深田:このドラマは演じていても笑ってしまうようなシーンがすごく多いんです。例えば、和馬が警視庁の封筒から「これがLの一族と思われる女の似顔絵」と言って出した似顔絵がまたすごいシュールで、出すたびに笑ってしまいそうになるんです(笑)。それをこらえるのが大変です。作品の中にたくさんトラップがあって、現場で笑ってしまいそうになるんですけど、とにかく真面目にやらなければいけないので、笑いのツボに入らないように、一所懸命抑えています。「面白いよね」という気持ちを共有しちゃうとどんどん面白くなってしまうので、瀬戸さんと目を合わせないようにしています(笑)。


ーー瀬戸さんが、深田さんとのキスシーンで現場が大爆笑だったとおっしゃっていました。


深田:目を見つめながら近づいてくる時に、すごくわざとらしくバッグを落とすんです。ベタすぎて笑っちゃうんですが、監督は「バッグ落とすのいいね! それやろう!」と。個人的には、加藤諒さんが本当に面白くて、かっこいいですしセリフの言い方とかもツッコミどころ満載だなと思います。


ーー本作で、華さんは毎回ピンチに遭遇しますが、深田さんがピンチを感じる時はありますか?

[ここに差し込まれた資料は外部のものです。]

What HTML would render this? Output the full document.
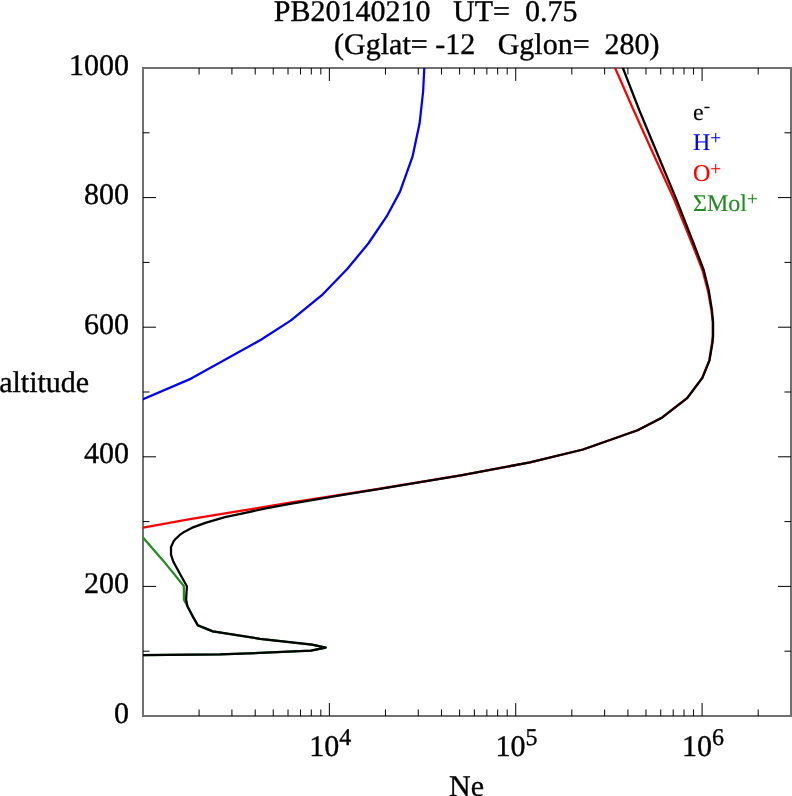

深田:結構日々ピンチですね(笑)。なんでも大きく深刻に捉えちゃうので、「まあいっか」とか全然思えなくて。いつもピンチです。


ーーどうやってそのピンチから脱しますか?


深田:ピンチなままやっていますね(笑)。あまり切り替えもできないですし。ただ実生活ですごいドジを踏んでしまうんですけど、そういう時は、プライベートでドジをいっぱいして、人前に出る時はそういう事態にならないで済んでいるんだ、と思うようにしています。